Who Earns in Euros in the UK — and Why It's Common Among City Professionals

Euro income is the second most common foreign currency we see among City professionals in London, after USD. It's a routine feature of how European-headquartered firms pay their London teams — and a growing reality for professionals commuting between London and European offices.

Lawyers at European-Headquartered Firms

Associates and partners at firms with headquarters in continental Europe often receive their salary in EUR, even when based in the London office. Some firms convert to sterling at payroll level; others pay the euro amount directly and let the exchange rate determine the monthly take-home. Either way, if the contract and payslips show EUR, that's what the lender sees.

See our dedicated guide for lawyers and law firm partners →

Investment Bankers at European Institutions

Professionals at European banks — Deutsche Bank, BNP Paribas, Société Générale, UBS's London desk — often receive part or all of their compensation in EUR. In some cases the base salary is denominated in euros while the bonus is paid in sterling; in others, the full package arrives in EUR. For mortgage purposes, the lender needs to assess each component separately, applying the currency haircut only to the euro-denominated portion.

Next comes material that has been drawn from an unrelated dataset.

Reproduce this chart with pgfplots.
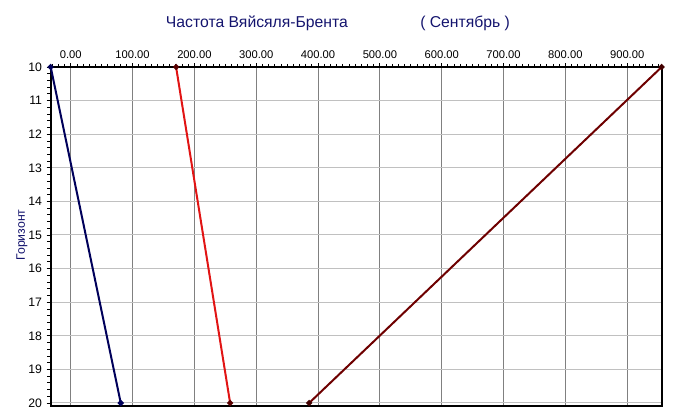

See our dedicated guide for investment banking professionals →

Tech Professionals at European Companies

Software engineers, product managers, and senior leaders at European tech companies with London offices — SAP, Spotify, Adyen, Booking.com, and others — often have multi-layered compensation packages denominated in EUR. A euro base salary, a euro or sterling annual bonus, and equity compensation that vests in EUR or USD. The currency question sits on top of an already complex income structure.

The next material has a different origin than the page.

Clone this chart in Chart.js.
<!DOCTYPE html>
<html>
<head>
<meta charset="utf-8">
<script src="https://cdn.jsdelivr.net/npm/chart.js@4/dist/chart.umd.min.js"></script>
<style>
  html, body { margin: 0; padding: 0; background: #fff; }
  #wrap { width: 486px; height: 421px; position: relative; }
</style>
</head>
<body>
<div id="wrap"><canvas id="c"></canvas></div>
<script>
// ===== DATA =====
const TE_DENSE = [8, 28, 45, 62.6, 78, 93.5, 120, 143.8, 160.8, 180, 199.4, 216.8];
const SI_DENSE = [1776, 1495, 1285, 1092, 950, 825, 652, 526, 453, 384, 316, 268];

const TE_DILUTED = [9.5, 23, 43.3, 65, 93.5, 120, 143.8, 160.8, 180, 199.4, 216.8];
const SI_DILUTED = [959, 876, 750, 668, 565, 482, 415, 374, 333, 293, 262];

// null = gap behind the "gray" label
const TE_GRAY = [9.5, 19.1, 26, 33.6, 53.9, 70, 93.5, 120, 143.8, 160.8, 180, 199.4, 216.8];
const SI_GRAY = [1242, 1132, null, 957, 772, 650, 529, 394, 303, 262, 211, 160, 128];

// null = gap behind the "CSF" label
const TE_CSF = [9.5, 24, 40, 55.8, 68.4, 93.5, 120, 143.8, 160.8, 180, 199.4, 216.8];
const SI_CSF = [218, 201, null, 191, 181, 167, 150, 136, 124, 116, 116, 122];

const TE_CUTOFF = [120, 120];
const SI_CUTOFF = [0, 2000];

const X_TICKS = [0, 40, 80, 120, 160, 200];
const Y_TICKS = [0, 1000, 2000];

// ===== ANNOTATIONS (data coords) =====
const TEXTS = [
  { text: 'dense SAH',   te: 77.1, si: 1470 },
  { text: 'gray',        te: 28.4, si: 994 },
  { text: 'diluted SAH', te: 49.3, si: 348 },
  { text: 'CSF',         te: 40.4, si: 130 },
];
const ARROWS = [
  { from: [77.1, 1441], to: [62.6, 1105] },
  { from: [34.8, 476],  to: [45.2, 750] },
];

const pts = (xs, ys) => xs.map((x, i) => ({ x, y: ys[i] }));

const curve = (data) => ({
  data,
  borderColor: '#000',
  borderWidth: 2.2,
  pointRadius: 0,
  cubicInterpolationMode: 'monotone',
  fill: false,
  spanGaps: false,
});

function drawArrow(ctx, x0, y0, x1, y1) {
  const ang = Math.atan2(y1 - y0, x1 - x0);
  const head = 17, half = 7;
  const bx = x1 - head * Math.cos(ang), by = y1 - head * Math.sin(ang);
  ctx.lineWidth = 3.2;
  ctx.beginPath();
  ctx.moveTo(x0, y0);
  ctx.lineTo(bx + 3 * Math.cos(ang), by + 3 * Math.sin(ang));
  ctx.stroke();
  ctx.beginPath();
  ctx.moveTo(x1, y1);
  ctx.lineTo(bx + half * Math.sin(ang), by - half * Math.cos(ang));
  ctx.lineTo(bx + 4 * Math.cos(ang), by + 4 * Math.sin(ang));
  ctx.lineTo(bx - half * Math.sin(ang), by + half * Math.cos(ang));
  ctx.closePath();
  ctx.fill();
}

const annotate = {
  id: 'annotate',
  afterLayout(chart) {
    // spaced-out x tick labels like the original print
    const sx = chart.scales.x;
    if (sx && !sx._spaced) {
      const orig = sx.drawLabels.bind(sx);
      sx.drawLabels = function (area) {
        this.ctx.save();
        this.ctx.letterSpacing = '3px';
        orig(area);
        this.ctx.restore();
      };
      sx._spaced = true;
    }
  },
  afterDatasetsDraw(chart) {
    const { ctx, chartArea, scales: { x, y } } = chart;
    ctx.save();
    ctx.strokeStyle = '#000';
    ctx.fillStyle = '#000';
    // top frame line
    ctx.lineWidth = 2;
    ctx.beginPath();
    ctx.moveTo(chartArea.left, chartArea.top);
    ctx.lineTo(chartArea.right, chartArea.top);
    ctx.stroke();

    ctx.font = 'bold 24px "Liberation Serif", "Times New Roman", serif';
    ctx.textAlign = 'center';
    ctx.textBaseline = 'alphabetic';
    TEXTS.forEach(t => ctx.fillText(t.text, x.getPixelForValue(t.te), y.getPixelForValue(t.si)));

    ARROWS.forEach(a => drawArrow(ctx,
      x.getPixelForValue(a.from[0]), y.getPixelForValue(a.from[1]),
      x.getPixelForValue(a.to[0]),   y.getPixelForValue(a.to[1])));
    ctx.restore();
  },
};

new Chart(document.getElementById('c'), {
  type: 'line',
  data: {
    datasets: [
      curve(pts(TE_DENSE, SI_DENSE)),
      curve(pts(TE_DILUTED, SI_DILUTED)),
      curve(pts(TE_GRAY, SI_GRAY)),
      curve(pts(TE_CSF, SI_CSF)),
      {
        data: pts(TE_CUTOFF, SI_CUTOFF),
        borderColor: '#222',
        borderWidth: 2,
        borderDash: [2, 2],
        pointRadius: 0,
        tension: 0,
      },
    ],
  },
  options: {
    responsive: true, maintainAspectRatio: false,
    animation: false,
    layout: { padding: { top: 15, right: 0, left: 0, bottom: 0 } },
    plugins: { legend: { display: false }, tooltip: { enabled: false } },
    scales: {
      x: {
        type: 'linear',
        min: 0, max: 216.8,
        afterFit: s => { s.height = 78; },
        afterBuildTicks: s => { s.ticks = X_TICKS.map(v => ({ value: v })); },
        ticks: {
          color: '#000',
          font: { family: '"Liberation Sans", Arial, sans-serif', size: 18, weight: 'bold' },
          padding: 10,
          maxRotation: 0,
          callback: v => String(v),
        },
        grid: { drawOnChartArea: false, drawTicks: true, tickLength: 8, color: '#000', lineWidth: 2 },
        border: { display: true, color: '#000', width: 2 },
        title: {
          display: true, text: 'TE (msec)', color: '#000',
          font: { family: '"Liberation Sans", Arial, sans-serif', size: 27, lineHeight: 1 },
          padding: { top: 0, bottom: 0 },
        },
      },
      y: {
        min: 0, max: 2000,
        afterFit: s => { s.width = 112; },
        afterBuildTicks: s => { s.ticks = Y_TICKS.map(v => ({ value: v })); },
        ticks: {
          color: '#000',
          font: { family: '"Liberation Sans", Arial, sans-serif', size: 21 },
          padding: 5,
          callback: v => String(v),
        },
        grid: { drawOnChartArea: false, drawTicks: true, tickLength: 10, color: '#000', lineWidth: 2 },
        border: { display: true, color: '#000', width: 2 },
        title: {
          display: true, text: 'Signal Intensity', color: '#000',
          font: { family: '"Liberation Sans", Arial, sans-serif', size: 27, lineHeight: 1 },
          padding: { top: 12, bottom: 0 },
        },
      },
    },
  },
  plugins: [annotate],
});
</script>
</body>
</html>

See our dedicated guide for senior tech and product leaders →

Commuters and Dual-Resident Professionals

This is particularly common for euro earners and less typical for USD. A significant number of our EUR income clients work in a European city during the week — Paris, Frankfurt, Dublin, Zurich, Amsterdam — and return to their UK home at weekends. Their family lives in the UK, their children attend school in the UK, and their UK property is their main residence. But they work and are paid in continental Europe.

This arrangement is perfectly viable for mortgage purposes. Lenders that accept foreign currency income will lend on this basis, provided the UK property is the applicant's main residence. The key is choosing a lender whose overseas employment criteria are flexible enough to accommodate the commuter pattern, and whose currency haircut doesn't erode borrowing power unnecessarily.

Case Study

Euro-Paid Tech Executive Secures 90% Mortgage on £825k SW London Home

A tech executive earning in euros while working in London was buying his first home. With only a 10% deposit, options were already limited — and many lenders either reject or heavily reduce euro income. We identified a lender comfortable with euro-denominated income and extended the term to age 75, securing a 90% LTV mortgage.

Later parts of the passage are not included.